WHAT THE EXERCISE ASKS:
Return every line below in which "matplotlib" appears.

RECORDED INFORMATION:

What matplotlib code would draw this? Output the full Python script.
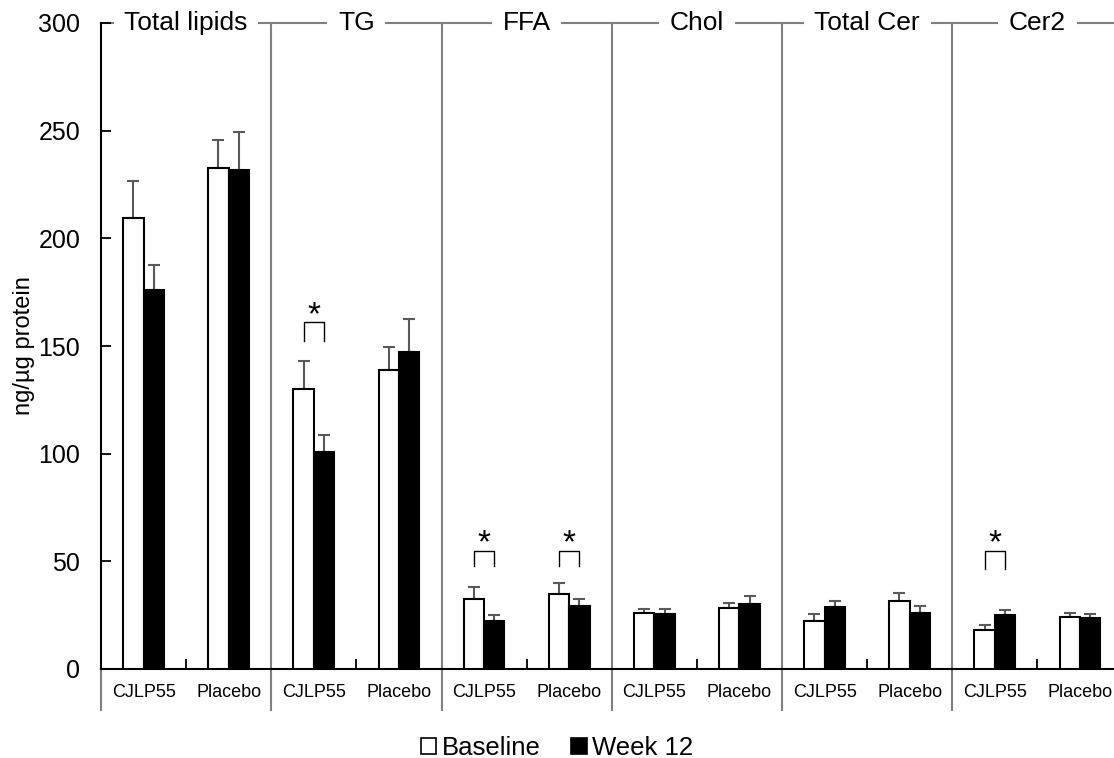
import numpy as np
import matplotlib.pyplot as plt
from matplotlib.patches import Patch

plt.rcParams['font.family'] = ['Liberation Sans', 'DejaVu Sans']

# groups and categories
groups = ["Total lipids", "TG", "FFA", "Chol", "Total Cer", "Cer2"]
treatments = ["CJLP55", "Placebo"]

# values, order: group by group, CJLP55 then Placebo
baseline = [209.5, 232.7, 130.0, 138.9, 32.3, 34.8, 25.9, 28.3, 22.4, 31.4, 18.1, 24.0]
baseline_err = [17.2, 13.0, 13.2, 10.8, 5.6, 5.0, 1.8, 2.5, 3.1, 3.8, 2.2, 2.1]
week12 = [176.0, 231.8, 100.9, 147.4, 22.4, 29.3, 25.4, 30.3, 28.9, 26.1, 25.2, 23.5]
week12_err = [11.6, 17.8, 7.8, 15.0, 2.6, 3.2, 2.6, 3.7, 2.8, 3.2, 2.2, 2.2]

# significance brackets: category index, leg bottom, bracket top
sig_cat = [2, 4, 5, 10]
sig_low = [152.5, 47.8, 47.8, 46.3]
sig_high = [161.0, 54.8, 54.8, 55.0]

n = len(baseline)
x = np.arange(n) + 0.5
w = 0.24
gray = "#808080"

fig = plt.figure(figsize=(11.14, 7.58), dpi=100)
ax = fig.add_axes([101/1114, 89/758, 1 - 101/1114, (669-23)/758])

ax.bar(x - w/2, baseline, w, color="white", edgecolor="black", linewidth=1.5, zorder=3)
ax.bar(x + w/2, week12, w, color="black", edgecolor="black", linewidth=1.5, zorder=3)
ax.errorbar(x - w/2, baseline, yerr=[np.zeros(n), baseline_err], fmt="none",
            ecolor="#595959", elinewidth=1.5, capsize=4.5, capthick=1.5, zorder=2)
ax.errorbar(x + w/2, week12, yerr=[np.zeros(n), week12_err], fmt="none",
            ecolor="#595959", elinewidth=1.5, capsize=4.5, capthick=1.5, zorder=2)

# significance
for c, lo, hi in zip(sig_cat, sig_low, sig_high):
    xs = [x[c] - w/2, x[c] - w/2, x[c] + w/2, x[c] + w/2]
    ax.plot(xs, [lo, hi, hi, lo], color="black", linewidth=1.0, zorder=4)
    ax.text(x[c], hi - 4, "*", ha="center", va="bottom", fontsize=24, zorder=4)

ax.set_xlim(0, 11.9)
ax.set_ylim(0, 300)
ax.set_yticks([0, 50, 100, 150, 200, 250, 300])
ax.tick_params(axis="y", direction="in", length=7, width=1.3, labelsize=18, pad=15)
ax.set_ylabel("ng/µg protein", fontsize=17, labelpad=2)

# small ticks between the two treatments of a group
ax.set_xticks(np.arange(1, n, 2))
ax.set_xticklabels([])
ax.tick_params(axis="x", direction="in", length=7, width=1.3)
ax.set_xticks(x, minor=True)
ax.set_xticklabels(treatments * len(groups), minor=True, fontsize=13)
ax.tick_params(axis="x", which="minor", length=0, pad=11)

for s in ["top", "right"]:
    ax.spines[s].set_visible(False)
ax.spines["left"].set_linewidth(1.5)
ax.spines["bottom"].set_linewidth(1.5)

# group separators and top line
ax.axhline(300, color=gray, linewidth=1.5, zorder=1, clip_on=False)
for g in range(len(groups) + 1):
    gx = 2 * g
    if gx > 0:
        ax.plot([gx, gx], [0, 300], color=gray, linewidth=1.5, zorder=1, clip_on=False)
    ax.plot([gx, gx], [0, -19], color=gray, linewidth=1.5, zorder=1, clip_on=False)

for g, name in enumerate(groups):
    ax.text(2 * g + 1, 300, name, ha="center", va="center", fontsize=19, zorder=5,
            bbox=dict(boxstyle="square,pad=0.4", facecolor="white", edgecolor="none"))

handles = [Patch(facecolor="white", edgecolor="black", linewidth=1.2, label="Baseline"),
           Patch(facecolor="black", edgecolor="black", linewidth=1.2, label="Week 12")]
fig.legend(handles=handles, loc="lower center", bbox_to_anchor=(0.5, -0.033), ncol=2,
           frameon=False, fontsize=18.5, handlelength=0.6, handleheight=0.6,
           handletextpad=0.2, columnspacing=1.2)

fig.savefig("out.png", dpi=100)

ANSWER TO THE EXERCISE:
What matplotlib code would draw this? Output the full Python script.
import matplotlib.pyplot as plt
from matplotlib.patches import Patch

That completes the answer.